A breakthrough HIV treatment that could slash infection risks has eluded thousands of primary care doctors and nurses, frustrating national efforts to stop the virus, the Centers for Disease Control and Prevention warned.
The CDC estimates 34 percent of those care providers haven’t heard that the anti-viral pill Truvada may help prevent HIV infection. The federal Food and Drug Administration in 2012 approved the protective therapy, which researchers say can cut the odds of infection by more than 70 percent in high-risk people. Anne Schuchat, principal deputy director at the Atlanta-based CDC, urged “collaborative action from clinicians, medical and professional associations and groups that implement HIV-prevention efforts.”

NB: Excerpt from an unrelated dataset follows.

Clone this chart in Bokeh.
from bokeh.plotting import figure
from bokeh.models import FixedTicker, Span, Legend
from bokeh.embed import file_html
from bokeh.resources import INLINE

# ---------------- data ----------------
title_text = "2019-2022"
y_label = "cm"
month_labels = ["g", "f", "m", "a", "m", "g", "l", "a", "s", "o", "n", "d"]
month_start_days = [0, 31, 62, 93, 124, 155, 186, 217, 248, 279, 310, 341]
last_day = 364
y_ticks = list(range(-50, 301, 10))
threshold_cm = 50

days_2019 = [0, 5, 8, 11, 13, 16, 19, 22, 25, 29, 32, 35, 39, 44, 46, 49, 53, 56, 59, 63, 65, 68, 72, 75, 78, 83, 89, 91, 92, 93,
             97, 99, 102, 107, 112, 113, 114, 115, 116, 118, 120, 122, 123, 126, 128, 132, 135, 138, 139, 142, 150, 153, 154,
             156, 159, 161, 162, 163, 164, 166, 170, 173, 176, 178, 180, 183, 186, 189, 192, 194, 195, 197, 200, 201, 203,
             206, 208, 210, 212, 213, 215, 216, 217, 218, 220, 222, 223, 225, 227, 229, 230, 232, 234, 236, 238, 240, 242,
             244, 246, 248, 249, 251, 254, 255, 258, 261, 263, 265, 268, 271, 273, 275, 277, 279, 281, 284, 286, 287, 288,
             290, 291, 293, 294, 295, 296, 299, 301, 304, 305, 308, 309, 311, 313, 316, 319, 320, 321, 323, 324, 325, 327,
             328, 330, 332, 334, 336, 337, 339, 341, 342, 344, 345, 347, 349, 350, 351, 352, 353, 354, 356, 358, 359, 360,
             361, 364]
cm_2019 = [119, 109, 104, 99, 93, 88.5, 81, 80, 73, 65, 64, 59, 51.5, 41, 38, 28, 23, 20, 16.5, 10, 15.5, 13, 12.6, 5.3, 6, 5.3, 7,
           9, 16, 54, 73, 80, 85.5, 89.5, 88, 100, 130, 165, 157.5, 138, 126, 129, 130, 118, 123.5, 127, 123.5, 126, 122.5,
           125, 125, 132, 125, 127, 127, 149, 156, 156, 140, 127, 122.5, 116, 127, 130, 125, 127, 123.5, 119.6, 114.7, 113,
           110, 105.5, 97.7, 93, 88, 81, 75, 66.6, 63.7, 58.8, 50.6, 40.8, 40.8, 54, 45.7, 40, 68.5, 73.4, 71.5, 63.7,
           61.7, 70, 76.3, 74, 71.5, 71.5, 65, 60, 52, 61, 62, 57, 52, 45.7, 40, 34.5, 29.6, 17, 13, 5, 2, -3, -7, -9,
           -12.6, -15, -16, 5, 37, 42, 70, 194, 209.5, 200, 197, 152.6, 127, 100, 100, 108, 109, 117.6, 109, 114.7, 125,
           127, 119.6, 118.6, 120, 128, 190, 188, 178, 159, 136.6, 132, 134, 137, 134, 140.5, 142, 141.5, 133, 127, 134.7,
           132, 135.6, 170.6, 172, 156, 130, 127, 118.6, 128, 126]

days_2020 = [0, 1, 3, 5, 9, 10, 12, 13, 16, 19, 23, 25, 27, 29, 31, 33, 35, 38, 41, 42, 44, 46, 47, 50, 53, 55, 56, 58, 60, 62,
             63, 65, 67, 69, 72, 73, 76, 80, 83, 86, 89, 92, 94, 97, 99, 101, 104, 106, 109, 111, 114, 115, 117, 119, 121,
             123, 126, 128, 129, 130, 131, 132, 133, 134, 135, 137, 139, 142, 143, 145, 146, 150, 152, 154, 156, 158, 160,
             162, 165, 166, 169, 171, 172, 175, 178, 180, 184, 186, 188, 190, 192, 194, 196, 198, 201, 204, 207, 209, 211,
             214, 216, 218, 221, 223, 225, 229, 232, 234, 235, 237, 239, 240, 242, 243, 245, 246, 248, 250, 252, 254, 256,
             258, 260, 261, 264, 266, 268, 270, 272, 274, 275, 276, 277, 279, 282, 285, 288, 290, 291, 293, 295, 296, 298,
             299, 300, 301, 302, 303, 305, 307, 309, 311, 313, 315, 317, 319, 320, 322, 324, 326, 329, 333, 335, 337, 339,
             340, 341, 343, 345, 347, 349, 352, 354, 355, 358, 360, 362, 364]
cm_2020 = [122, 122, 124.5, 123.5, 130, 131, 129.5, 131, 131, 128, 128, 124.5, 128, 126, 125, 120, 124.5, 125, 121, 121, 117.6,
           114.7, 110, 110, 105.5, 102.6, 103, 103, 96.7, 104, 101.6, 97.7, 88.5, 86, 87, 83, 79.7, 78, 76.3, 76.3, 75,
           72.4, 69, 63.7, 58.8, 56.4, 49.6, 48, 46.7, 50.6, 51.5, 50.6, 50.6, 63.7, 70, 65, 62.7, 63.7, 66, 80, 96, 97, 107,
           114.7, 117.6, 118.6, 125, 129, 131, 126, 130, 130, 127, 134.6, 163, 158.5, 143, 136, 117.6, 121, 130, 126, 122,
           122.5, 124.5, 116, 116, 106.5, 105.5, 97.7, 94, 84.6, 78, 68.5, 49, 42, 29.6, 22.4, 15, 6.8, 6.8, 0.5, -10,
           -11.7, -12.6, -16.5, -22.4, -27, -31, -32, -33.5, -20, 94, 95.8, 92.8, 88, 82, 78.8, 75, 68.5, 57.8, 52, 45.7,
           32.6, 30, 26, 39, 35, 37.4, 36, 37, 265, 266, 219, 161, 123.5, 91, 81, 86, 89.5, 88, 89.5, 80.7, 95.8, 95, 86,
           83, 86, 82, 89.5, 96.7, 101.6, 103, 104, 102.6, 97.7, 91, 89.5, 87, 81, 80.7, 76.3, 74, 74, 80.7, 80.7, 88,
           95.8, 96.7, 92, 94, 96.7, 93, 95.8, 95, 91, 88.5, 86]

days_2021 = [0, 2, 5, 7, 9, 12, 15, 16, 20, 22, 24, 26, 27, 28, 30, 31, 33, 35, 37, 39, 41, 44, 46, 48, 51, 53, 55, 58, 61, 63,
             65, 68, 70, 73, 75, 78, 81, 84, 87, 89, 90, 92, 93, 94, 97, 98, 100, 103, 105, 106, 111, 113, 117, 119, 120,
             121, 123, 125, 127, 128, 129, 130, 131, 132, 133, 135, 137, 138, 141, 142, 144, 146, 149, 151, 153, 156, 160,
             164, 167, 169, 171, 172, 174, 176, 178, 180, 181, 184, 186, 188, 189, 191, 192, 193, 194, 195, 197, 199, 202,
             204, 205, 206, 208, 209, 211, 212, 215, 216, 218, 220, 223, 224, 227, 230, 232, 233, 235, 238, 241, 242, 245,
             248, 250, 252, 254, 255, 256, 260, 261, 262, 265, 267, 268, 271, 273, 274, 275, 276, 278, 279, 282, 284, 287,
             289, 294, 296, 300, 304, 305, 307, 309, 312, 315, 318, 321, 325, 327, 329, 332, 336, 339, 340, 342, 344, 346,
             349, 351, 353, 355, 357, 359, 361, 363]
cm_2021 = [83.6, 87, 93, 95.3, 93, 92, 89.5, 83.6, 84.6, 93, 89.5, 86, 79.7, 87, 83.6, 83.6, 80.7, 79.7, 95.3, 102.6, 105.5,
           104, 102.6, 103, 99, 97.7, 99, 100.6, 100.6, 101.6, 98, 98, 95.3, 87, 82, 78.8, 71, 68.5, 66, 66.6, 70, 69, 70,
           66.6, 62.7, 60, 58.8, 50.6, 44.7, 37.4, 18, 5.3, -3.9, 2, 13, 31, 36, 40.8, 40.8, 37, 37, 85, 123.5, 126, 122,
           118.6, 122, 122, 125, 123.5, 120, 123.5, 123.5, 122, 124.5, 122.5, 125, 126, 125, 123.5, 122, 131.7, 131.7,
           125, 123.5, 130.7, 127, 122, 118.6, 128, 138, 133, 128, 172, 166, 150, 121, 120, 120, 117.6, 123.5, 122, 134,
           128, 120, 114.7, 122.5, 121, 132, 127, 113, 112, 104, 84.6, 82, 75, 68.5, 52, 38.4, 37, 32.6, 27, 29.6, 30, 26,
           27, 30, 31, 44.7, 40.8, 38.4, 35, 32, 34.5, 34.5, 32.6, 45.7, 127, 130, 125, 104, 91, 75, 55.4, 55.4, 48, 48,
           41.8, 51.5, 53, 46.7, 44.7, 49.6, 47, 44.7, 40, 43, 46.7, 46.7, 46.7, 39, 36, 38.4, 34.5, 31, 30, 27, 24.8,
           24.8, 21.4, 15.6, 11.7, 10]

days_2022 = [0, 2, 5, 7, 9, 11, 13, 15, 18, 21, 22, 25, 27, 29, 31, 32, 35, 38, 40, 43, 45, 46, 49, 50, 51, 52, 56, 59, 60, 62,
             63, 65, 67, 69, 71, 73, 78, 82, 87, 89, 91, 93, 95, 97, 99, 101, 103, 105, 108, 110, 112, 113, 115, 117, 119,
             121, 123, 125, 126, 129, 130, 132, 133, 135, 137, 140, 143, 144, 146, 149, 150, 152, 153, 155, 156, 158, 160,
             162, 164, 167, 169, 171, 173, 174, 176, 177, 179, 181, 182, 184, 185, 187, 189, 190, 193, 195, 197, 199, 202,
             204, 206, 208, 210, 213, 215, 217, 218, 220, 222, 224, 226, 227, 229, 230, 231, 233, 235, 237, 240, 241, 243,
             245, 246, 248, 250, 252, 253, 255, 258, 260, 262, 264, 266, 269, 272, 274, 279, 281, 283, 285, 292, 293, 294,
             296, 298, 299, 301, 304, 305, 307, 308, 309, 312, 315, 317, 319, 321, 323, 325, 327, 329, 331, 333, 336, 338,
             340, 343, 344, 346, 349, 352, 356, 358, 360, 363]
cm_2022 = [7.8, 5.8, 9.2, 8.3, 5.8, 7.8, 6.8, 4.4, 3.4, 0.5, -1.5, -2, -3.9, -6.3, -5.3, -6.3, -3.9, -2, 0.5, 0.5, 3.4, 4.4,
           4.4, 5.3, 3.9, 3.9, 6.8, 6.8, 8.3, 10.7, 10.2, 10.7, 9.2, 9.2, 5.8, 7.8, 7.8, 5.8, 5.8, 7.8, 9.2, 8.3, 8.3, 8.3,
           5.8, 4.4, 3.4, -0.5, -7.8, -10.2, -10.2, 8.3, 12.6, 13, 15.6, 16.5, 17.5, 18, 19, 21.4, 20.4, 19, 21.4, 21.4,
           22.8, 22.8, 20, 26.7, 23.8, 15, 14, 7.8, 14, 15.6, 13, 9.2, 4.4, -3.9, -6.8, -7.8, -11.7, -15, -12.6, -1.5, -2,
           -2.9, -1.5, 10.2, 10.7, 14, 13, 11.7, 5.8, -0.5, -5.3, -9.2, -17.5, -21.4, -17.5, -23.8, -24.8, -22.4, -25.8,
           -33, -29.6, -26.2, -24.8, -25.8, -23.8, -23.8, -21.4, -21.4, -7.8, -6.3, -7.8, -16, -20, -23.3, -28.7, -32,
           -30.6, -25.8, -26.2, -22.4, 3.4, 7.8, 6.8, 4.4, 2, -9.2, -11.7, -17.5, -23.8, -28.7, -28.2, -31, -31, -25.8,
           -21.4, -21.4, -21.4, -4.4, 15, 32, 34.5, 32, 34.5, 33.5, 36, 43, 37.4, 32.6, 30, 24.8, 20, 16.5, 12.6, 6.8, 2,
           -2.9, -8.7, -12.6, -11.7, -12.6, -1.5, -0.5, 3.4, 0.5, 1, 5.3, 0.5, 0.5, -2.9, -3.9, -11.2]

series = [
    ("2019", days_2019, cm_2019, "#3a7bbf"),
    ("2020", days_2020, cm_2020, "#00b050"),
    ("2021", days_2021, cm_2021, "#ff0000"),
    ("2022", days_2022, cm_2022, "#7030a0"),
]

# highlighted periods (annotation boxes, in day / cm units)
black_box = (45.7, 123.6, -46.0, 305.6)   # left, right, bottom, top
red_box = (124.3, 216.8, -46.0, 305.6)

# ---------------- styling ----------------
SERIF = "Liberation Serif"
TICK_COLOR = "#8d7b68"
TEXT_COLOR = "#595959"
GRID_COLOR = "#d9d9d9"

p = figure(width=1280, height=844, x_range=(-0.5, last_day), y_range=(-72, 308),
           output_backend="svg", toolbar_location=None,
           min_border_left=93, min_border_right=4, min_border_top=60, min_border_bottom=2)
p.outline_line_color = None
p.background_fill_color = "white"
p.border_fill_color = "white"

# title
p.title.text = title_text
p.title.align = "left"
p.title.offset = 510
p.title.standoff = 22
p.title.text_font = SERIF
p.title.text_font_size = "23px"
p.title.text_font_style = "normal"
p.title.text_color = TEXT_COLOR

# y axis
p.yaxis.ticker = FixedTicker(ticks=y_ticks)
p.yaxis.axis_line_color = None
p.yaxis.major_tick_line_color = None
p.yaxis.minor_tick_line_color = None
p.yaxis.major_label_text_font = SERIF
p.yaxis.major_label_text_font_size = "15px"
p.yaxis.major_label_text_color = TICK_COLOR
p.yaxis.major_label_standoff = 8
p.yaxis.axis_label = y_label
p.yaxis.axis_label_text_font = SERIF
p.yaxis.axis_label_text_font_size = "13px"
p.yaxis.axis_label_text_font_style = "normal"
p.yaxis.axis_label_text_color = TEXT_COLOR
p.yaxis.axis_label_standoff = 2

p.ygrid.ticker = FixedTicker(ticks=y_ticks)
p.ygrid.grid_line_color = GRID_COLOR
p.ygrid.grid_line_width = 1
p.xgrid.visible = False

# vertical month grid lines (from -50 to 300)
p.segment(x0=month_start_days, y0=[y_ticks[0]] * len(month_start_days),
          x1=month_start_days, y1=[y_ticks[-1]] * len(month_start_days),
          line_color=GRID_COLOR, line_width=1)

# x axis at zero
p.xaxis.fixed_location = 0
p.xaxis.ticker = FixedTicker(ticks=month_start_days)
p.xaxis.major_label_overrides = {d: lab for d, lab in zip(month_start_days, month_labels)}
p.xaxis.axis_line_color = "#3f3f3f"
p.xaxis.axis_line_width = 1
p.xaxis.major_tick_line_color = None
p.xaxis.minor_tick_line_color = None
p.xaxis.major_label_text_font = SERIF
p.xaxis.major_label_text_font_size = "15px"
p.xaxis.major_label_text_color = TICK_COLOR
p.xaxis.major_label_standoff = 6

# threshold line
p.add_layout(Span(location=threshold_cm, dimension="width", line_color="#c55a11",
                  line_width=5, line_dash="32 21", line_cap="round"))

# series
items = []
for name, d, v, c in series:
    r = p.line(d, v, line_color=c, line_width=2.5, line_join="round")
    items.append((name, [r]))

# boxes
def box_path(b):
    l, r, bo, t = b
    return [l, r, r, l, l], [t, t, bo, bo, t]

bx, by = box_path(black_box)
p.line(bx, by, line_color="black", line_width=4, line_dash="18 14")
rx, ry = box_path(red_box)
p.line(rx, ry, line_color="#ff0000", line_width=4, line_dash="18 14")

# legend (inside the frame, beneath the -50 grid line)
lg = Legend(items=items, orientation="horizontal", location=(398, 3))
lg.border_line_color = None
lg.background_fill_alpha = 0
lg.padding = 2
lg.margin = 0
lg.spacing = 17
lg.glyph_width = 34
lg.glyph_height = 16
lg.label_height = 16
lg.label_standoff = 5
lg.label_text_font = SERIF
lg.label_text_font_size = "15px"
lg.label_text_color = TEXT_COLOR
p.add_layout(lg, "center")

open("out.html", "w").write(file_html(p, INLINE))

Light may help major depression
Bright light therapy has been used effectively for seasonal affective disorder, the kind of depression that comes at a specific time of year, often the dark days of late fall and winter, and then lifts. A study found that it may work to treat nonseasonal depression as well.
Researchers randomly assigned 122 patients with major depression, ages 19 to 60, to receive one of four treatments: 30 minutes of daily exposure to fluorescent light, 20 milligrams of Prozac daily, both light and Prozac, and a dummy pill and exposure to an electric air purifier. The study, in JAMA Psychiatry, lasted eight weeks.
Using scales of depression severity, the researchers found improvements in all four groups. The difference between Prozac alone and the placebo was not significant, but light therapy alone was significantly better than the placebo, and light therapy with medication was the most effective treatment.
Race a factor in ER pain treatment
White patients receive more pain treatment in emergency rooms than black Americans and other minorities, a study reports.
Researchers studied four years of data collected nationwide by the Centers for Disease Control and Prevention. They used a sample of 6,710 visits to 350 emergency rooms by patients 18 and older with acute abdominal pain.
White and black patients reported severe pain with the same frequency — about 59 percent. But after controlling for age, insurance status, income, degree of pain and other variables, the researchers found that compared with non-Hispanic white people, non-Hispanic blacks and other minorities were 22 to 30 percent less likely to receive pain medication. Patients were also less likely to receive pain medicine if they were older than 75 or male, lacked private insurance or were treated at a hospital with numerous minority patients. The study is in the journal Medical Care.